European Occupiers Turn Their Focus to Wellness and Technology
The Green Perspective | Sustainable Buildings
Occupiers’ real estate priorities are increasingly focused on introducing efficiency gains and enhancing workplace strategies in a quest to make space work smarter, according to the 2017 CBRE European Occupier Survey. Greater use of technology is seen as key enabler of these objectives.
In recent years, major occupiers have looked to manage their cost base aggressively while remaining open to expansion and growth opportunities. Some of the measures implemented early in the recovery cycle have been exhausted, but at the same time corporate thinking around workplace, wellness, and flexible working models has evolved into a new phase. Occupiers’ thinking is strongly focussed on introducing efficiency gains and enhanced workplace strategies, increasingly underpinned by greater use of technology.
The 2017 CBRE European Occupier survey covered 131 companies. Nearly 90% of the companies surveyed are headquartered in either Europe or North America, and two-thirds have a remit that is either global or EMEA-wide. The survey covers a range of sectors, with four dominant components: technology and telecoms, banking and finance, professional services and manufacturing.
Wellness is Coming of Age
There is a broader and growing wellness agenda behind these findings. This is shown in the strong focus on customer experience and continued high ratings for elements of the workplace offer, such as indoor environmental quality and amenities. 56% of occupiers report that they run a formal wellness programme in their organisation, with 15% intending to introduce one.
For those who currently have or intend to introduce wellness programmes (71%), a broad range on initiatives are noted with a focus on awareness of health issues rather than facilities or more material programmes. This reflects a wider cultural change among European organisations.
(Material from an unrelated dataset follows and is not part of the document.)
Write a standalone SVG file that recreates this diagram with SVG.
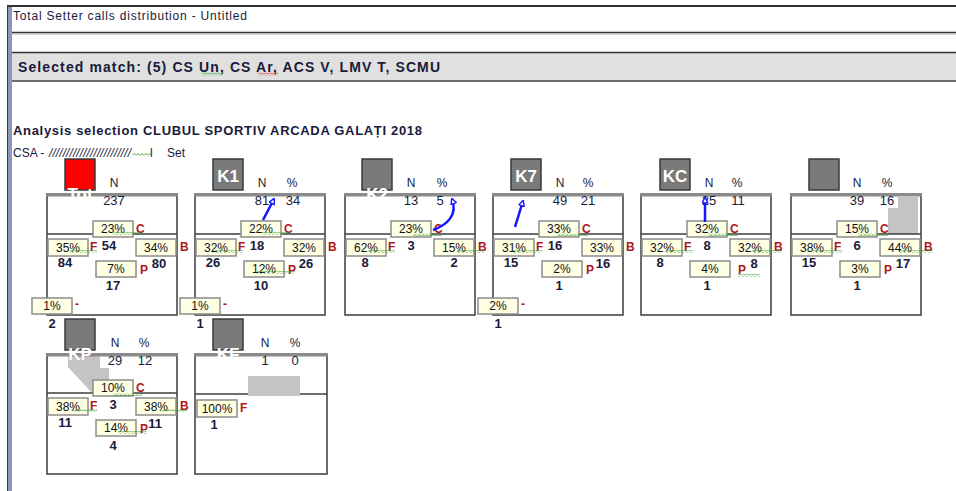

Wider awareness of stress, and its implications on wellbeing and productivity, is partly behind these results.
This will increasingly feed through to implementation – evidence of this can already be seen among large global occupiers, some of which are deploying a range of low to high-cost programmes aimed at attracting and retaining talent, engaging the workforce and ultimately boosting productivity.
Wellness affecting building selection
This year we see a rise in the inclusion of sustainable design and building certification within a wellness context which is already having an impact on building selection. 72% of those who have or are planning to introduce a formal wellness programme have some degree of preference for WELL-certified buildings. The wellness agenda is rapidly becoming a core pillar of workplace strategy.
Implementing a Workplace Strategy: Making Space Work Smarter
Running across all the elements of the corporate property agenda – CRE goals, on/ off-shore strategy, workplace strategy and wellness – are the mechanisms through which occupiers can achieve their key aims.
This year the message is clear. Technology and innovative thinking underpin the tools that occupiers are deploying to make their space work smarter. The three key areas where they are focusing are: the application of disruptive technology, flexible working strategy and the use of shared space.
With occupiers focussed on driving efficiency gains in their portfolios, they clearly see innovative technologies as one of their weapons, hence the focus on occupancy management as the main objective. In this sense, occupiers are focused on getting the basics right through measuring utilisation, internal occupancy patterns and people flows – generally managing space more efficiently.
Smart sensors are fast becoming the technology of choice through which occupiers look to achieve these goals, and to generate more connected metrics across people, places and things. They rank as the top tool across all objectives, scoring highest in occupancy management (71%), workforce productivity systems (70%) and building management (68%). More broadly, the growing volume of analytics connected to buildings will require a shift towards generating and using predictive analytics to turn insight into advantage.
Flexible working – enabling work through technology
Flexible working strategies have matured; their concepts and principles are now accepted. This hurdle having been crossed, the spectrum of success factors is broadening. The focus is now on the technologies and practical tools needed to support flexible working. Virtual desktop access and video conferencing have seen the biggest increases in popularity (up by 35 and 28 percentage points respectively), with “bring your own device” also rising considerably. On average, technology tools are highlighted as success factors for flexible working strategy by 50% of occupiers, up from 24% last year.
Rebecca Pearce, EMEA Head of Sustainability, at CBRE concludes:
Occupiers are increasingly focussed on the human components of their business and are seeking strategies to increase the effectiveness of the resources available to them. Cost is still a factor in corporate real estate decision making, but there is much greater awareness of the impacts of indoor environment quality, physical and mental health related programmes and technology in attracting and retaining employees and driving human, and ultimately organisational, productivity.